This article is more than 1 year old
Who knew? Fabric access NVMe arrays can work with Spectrum Scale
Parallel access filesystem for disks gets new life
Case study IBM Spectrum Scale (GPFS) started out as a parallel access filesystem for disk-based arrays – so some may have expected it to fall over and die in the face of lightning fast access NVMe SSD and NVMe fabric access arrays.
But instead it seems to be getting a new lease of life as a data manager atop said fabric-access NVME arrays.
An example of this is the way Pixit Media, a UK-based digital video processing software and system business, is adding NVMe over fabric (NVMEoF) access storage to its Spectrum Scale-using software and system suite.
Digital video processing systems deal with massive amounts of data, with video resolution going up to 4K, and both very large files and large sets of small files needing to be worked on by video editing engineers and creative people.
The storage systems have to provide fast access to all this data, both video and frame-based, as well as being able to store older files economically, yet be able to find them, through fulsome metadata tagging, and fetch them from archives quickly.
Products like Quantum's StorNext and Pixit Media's PixStor provide the depth and breadth of video file asset access and archive storage and management needed.
In this area we might expect NVMeoF arrays to replace existing fast-access storage products, especially ones with a disk-era design base, like Spectrum Scale, but that is not necessarily happening because of workflow integration and metadata handling needs.
The system set up here is complex, with PixStor gateway nodes and storage nodes for client workstation file access, plus its Ngenea HSM nodes for accessing files in long-term storage such as Spectrum Archive or public clouds:
Pixit Media product use chart
The networking uses lossless Mellanox Ethernet – IP, not Fibre Channel.
We can conceptually simplify it with this diagram, which ignores the archiving side and collapses the network links, PixStor gateway and storage nodes:
Client systems, running video processing software, work on files that are read from and written to the PixStor. This layer of Pixit Media software uses IBM’s Spectrum Scale parallel access file management software which, in turn, stores its data on underlying NetApp E-Series all-flash storage, in this example.
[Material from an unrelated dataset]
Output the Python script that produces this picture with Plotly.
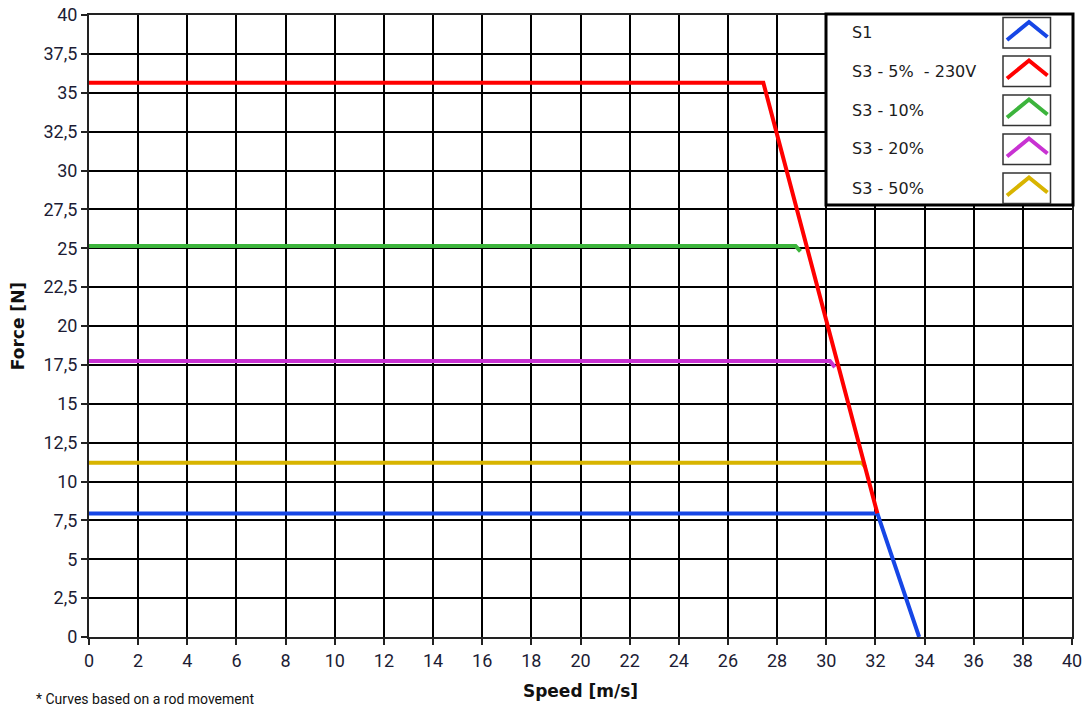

In essence Pixit Media/Spectrum Scale is the route for both the data control path and the data path. The control path deals with rich metadata, some intrinsic to the files and some added by users to help in file finding, selection, and management.
For files to travel from the block storage to the client workstations they have to traverse the network, which is quickish, being 10/25/40/50/100 GbitE, but still has a network stack, and the IO stacks in PixStor and Spectrum Scale.
NVMe over fabrics and DSSD
Pixit Media said its customers wanted to be able to access and work on larger (and higher resolution) video files, with predictable performance, and that meant the access load on the network and storage systems kept on growing, meaning things slowed down or else vastly more expense was involved to get the performance up.
It had heard about NVMeoF and had a DSSD D5 array – with 10 million IOPS, 100 microsecond latency and 100GB/sec bandwidth from its NVMe drives and fabric – which could cut data access latency by bypassing both the network and storage IO stacks, essentially doing a form of remote direct memory access.
Say yes to the NVMESH?
Testing revealed it sped up data access by being used alongside Spectrum Scale and effectively replacing the E-Series array. Here's another greatly simplified diagram to show this:
With NVMESH agent software, an intelligent client block driver on the accessing systems links to the Excelero array, built from Dell PowerEdge server with direct-attached storage. It bypasses their CPUs, going direct to the drives with Remote Direct Drive Access (RDDA) functionality.
Pixit Media MD and co-founder Ben Leaver described this as the data path, with the control path operating through PixStor, and Spectrum Scale.
He thinks NVMe fabric and drive technology represents an affordable and exciting technology advance on what has gone before.
The Pixit people say that, if a 16Gbit/s Fibre Channel SAN was used it would need 32U of rackmounted all-flash equipment to deliver the same performance – 100 x 4K uncompressed raw video streams, as one 2U NVMESH box over a 100GbitE link.
Barry Evans, Pixit CTO said the performance was good enough to deliver 4K Media playback to Apple Mac and Windows workstations over SMB. It had multi-channel functionality coming, he added.
Spectrum Scale and StorNext
Pixit is talking to many StorNext-using potential customers about this comparison.
We understand Pixit has sold an NVMESH system to a customer, who is not ready to go public, with two more in the pipeline, expected to be signed up by the end of June.
NVMe over Fabrics access to NVMe SSD arrays represents a way of getting local PCIe SSD access latency from a shared external array. Using a filesystem layer, like PixStor/Spectrum Scale gives you the data management/control path functions customers need beyond raw performance.
The control path and the data paths are split to accomplish this, and Spectrum Scale survives as a necessary component of a now much speeded workflow.
In theory Quantum's StorNext could go the same way. It could switch to using an NVMe fabric/drive array as its data path-accessed repository for hot data, while continuing to use StorNext for the control path data functionality.
Quantum is certainly looking at flash for StorNext, witness this pitch at the 2017 Flash Memory Summit (PDF), and we'll watch out for it mentioning NVMe over Fabrics in the future. ®